The debate turned on three topics: whether the prophesied Messiah had appeared, whether the Messiah is divine or a human being, and whether Jews or Christians held the true faith. Unlike the Paris Disputation, which, again, amounted to an interrogation, the Barcelona event witnessed a much more open and free-ranging exchange with each discussant learnedly appealing to both Jewish and Christians sacred texts to make their points. In Dominican fashion, Christiani charged that Nahmanides held an irrational, superseded faith. He also felt that even the Talmud and other classical rabbinical texts could even be enlisted to support Christianity. But Nahmanides proved hard to pin down, and the rabbi ably employed reason in his own cause. In an exchange about the Incarnation, for example, Namanides claimed that only folly could lead one to believe that “the Creator of Heaven and Earth resorted to the womb of a certain Jewish lady, grew there for nine months and was born as an infant, and afterwards grew up and was betrayed into the hand of his enemies who sentenced him to death.” Priests, he told Christiani, had “filled your brain and the marrow of your bones with this doctrine” and only from long “accustomed habit” do people believe such outlandish teachings.

Although the Dominicans claimed victory at the debate’s conclusion, Nahmandies appears to have performed excellently, as both the Latin and Hebrew accounts attest—even if the Latin account contains much that is unflattering about the rabbi. Impressed, King James awarded Nahmanides 300 gold coins and declared that never before had he heard “an unjust cause so nobly defended.” Shortly after the debate, the king even attended the Synagogue in Barcelona–something unheard of during the Middle Ages—to pay respect to his Jewish subjects.
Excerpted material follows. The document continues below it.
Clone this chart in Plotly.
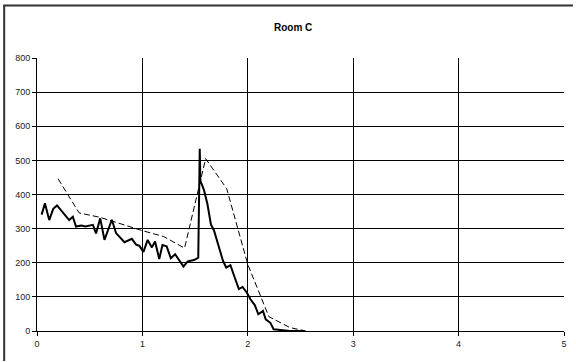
import plotly.graph_objects as go

# Solid series (measured)
solid_x = [0.044, 0.075, 0.116, 0.154, 0.19, 0.25, 0.305, 0.34, 0.37, 0.42, 0.46, 0.53, 0.56, 0.60,
           0.64, 0.71, 0.75, 0.83, 0.90, 0.94, 0.97, 1.01, 1.05, 1.09, 1.12, 1.16, 1.19, 1.23, 1.27,
           1.31, 1.35, 1.39, 1.43, 1.49, 1.53, 1.544, 1.55, 1.585, 1.617, 1.65, 1.68, 1.71, 1.764,
           1.795, 1.835, 1.87, 1.915, 1.95, 1.99, 2.025, 2.066, 2.10, 2.144, 2.17, 2.214, 2.245,
           2.355, 2.40, 2.54]
solid_y = [341, 374, 325, 358, 368, 345, 325, 335, 306, 309, 306, 311, 286, 330,
           267, 326, 287, 260, 270, 253, 250, 232, 267, 245, 262, 211, 252, 248, 213,
           225, 206, 189, 204, 208, 215, 534, 441, 412, 372, 312, 294, 265, 206,
           186, 193, 162, 123, 129, 113, 93, 76, 49, 59, 34, 24, 5,
           3, 0, 0]

# Dashed series (measured)
dash_x = [0.2, 0.4, 0.6, 0.8, 1.0, 1.2, 1.4, 1.6, 1.8, 2.0, 2.2, 2.4, 2.55]
dash_y = [446, 346, 333, 313, 294, 277, 243, 505, 417, 195, 42, 10, 0]

x_ticks = [0, 1, 2, 3, 4, 5]
y_ticks = [0, 100, 200, 300, 400, 500, 600, 700, 800]

fig = go.Figure()
fig.add_trace(go.Scatter(x=dash_x, y=dash_y, mode="lines",
                         line=dict(color="#000000", width=1, dash="6px,3px"),
                         showlegend=False))
fig.add_trace(go.Scatter(x=solid_x, y=solid_y, mode="lines",
                         line=dict(color="#000000", width=2),
                         showlegend=False))

L, R, T, B = 37, 9, 58, 31
W, H = 576, 362
pw = W - L - R
ph = H - T - B

def px(xp):
    return (xp - L) / pw

def py(yp):
    return (H - B - yp) / ph

fig.update_layout(
    width=W, height=H,
    margin=dict(l=L, r=R, t=T, b=B),
    paper_bgcolor="white", plot_bgcolor="white",
    font=dict(family="Liberation Sans, Arial, sans-serif", color="#000000"),
    showlegend=False,
    annotations=[dict(text="<b>Room C</b>", x=px(294), y=py(28), xref="paper", yref="paper",
                      showarrow=False, font=dict(size=10, color="#000000"),
                      xanchor="center", yanchor="middle")],
    shapes=[
        dict(type="line", xref="paper", yref="paper",
             x0=px(4), x1=px(4), y0=py(361), y1=py(5),
             line=dict(color="#333333", width=2)),
        dict(type="line", xref="paper", yref="paper",
             x0=px(3), x1=px(576), y0=py(5.5), y1=py(5.5),
             line=dict(color="#333333", width=2)),
    ],
)
fig.update_xaxes(range=[0, 5], tickvals=x_ticks, ticktext=[str(v) for v in x_ticks],
                 showgrid=True, gridcolor="#000000", gridwidth=1,
                 showline=True, linecolor="#000000", linewidth=1,
                 ticks="outside", ticklen=4, tickcolor="#000000",
                 tickfont=dict(size=9, color="#222222"), zeroline=False, mirror=False)
fig.update_yaxes(range=[0, 800], tickvals=y_ticks, ticktext=[str(v) for v in y_ticks],
                 showgrid=True, gridcolor="#000000", gridwidth=1,
                 showline=True, linecolor="#000000", linewidth=1,
                 ticks="outside", ticklen=4, tickcolor="#000000",
                 tickfont=dict(size=9, color="#222222"), zeroline=False)

fig.write_html("out.html", config={"displayModeBar": False},
               post_script="document.body.style.margin='0';document.body.style.overflow='hidden';")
But the Dominicans were not pleased with the outcome. One Ramond Martini in fact decided to take up the pen and wrote Pugio fidei (Dagger of the Faith), a Dominican handbook for future debates with Jews. He organized the work with the debate of 1263 in mind, specifically trying to parry the arguments made by Nahmanides and giving detailed Christian expositions of passages in the Talmud. The aggressive purpose of the Pugio fidei is clear: Dominicans were to seek out, whether in Europe or as missionaries abroad, Jews and force them into debate, attacking the heart of their teaching based on their learned study of it.

Subsequent debates took place–notably at Tortosa, Bonn, Rome, and Hanover–but for intellectual firepower and political prominence, few could rival Barcelona, which has been described by one scholar as “the greatest [intellectual] confrontation between Christianity and Judaism of the Middle Ages.”